Stage 2: Full Pattern Verification:
- Only positions where the suffix matches with cost $\le k$ proceed to full verification.
- The algorithm computes the full Myers DP matrix for the entire pattern against the relevant text slice.
- Batch Tracing: If multiple suffix matches cluster together, they are grouped into contiguous ranges. The DP matrix is computed for the entire range in parallel, amortizing the cost of matrix construction and reducing redundant calculations.

Match Reporting

Sassy2 supports two reporting modes:

Reporting all end positions where an alignment of cost $\le k$ exists.
Reporting only the rightmost local minima (minimum cost alignments).
It also supports "overhang costs" for semi-global alignment, allowing reduced penalties for unaligned regions at the start or end of the text.

3. Key Contributions

Multi-Pattern SIMD Implementation: A practical Rust implementation that packs multiple short, equal-length patterns into SIMD lanes, optimizing pattern encoding for efficient SIMD loading.
Suffix Filter Mechanism: A computationally cheap, two-stage approach that recovers early rejection capabilities in pattern-tiling. By filtering on short suffixes with higher parallelism (more lanes), it drastically reduces the number of expensive full-pattern verifications required.
Batch Optimization: Unlike Sassy1, which is optimized for long texts and single patterns, Sassy2 is specifically designed for high-throughput batch searching of short patterns, making it ideal for modern genomics workflows involving thousands of guides or barcodes.

4. Results

The authors evaluated Sassy2 against Sassy1 and Edlib (a standard non-SIMD library) on synthetic and real-world datasets using an Intel Xeon Gold 6530 CPU (supporting AVX-512).

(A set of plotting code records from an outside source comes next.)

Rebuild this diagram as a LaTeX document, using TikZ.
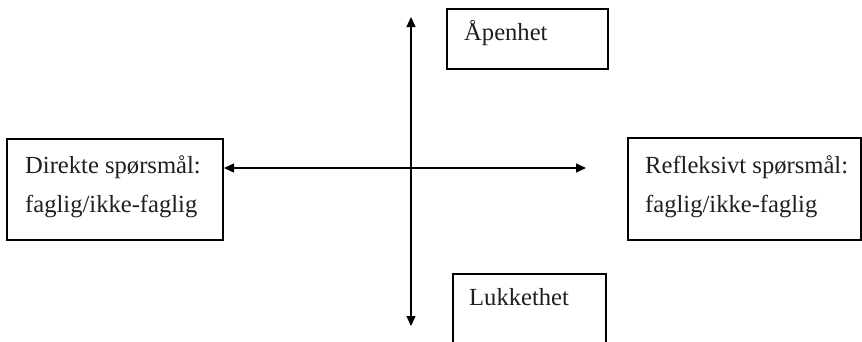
\documentclass[tikz,border=0pt]{standalone}
\usepackage{fontspec}
\setmainfont{Liberation Serif}
\usetikzlibrary{arrows.meta}
\tikzset{
  boxframe/.style={draw=black, line width=1.4pt},
  axisline/.style={line width=1.3pt, {Triangle[length=10pt,width=9pt]}-{Triangle[length=10pt,width=9pt]}},
  label/.style={anchor=base west, inner sep=0pt, font=\fontsize{24.6}{36}\selectfont, text=black!88}
}
\begin{document}
\begin{tikzpicture}[x=1pt,y=-1pt]
\useasboundingbox (0,0) rectangle (862,341);
\clip (0,0) rectangle (862,341);
% boxes
\draw[boxframe] (447,9) rectangle (608,69);
\draw[boxframe] (7,139) rectangle (223,240);
\draw[boxframe] (628,138) rectangle (861,240);
\draw[boxframe] (453,274) rectangle (606,360);
% texts
\node[label] (open) at (464,40) {Åpenhet};
\node[label] (dir1) at (25,173) {Direkte spørsmål:};
\node[label] (dir2) at (25,212) {faglig/ikke-faglig};
\node[label] (ref1) at (645,173) {Refleksivt spørsmål:};
\node[label] (ref2) at (645,212) {faglig/ikke-faglig};
\node[label] (closed) at (469,305) {Lukkethet};
% axes
\coordinate (vtop) at (411,17);
\coordinate (vbot) at (411,326);
\coordinate (hleft) at (224,168);
\coordinate (hright) at (586,168);
\draw[axisline] (vtop) -- (vbot);
\draw[axisline] (hleft) -- (hright);
\end{tikzpicture}
\end{document}
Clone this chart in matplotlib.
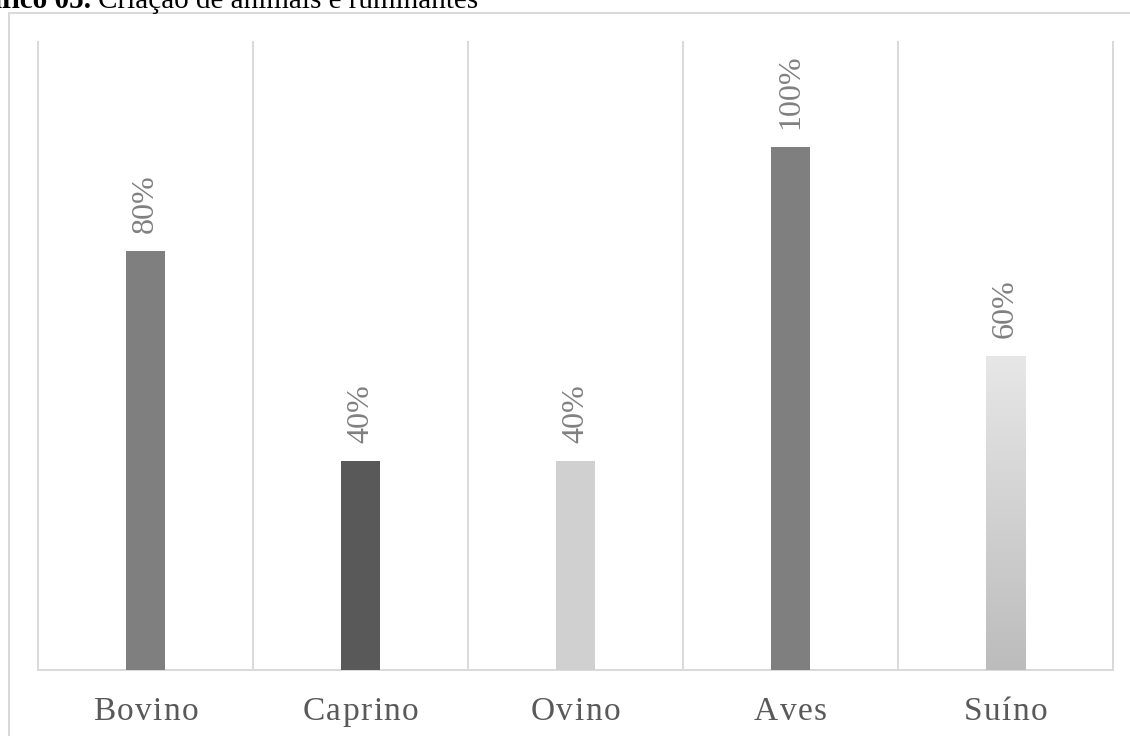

Synthetic Data Performance

Short Texts ( $n \le 200$ bp): Sassy2 achieves 10–50× speedup over Sassy1 and up to 467× speedup over Edlib. Sassy2 maintains high throughput even for very short reads where Sassy1 is inefficient.
Large Texts ( $n \ge 1$ Mbp): Sassy2 achieves 2–4× speedup over Sassy1 and significantly outperforms Edlib.
Scalability: Throughput scales near-linearly with the number of patterns ( $r$ ) until SIMD lanes are saturated (e.g., 32 patterns for AVX-512).

Real-World Applications

CRISPR Off-Target Searching: Searching 312 gRNAs (23 bp) against the human genome (3.12 Gbp) with $k=3$ $k = 3$ .
- Sassy2: 105.9 Gbp/s per pattern (30 ms per guide).
- Sassy1: 28.6 Gbp/s (3.7× slower).
- Edlib: 3.0 Gbp/s (35.7× slower).
Nanopore Barcode Demultiplexing: Searching 96 barcodes (24 bp) in 334 Mbp of Nanopore reads with $k=3$ $k = 3$ .
- Sassy2: 116.8 Gbp/s per pattern (0.27 s total).
- Sassy1: 25.5 Gbp/s (4.6× slower).
- Edlib: 2.57 Gbp/s (45× slower).

5. Significance and Limitations

Significance:
Sassy2 represents a major leap in bioinformatics search efficiency, particularly for tasks involving short, batched patterns. By leveraging modern SIMD hardware more effectively than previous methods, it enables rapid, high-sensitivity searches across whole genomes and long-read datasets. It demonstrates that "early ideas" in algorithmic optimization (like bit-packing) can be successfully adapted to modern hardware architectures (SIMD) to solve contemporary biological problems.

Limitations:

Equal Length Requirement: Currently, Sassy2 requires all patterns in a batch to be of equal length. Variable-length patterns must be processed in separate batches.
Future Work: The authors suggest combining the Sassy2 suffix filter with text-tiling (Sassy1's approach) as a promising direction for handling variable-length patterns or optimizing for different text/pattern size ratios.

Availability:
Sassy2 is implemented in Rust and is open-source at github.com/RagnarGrootKoerkamp/sassy.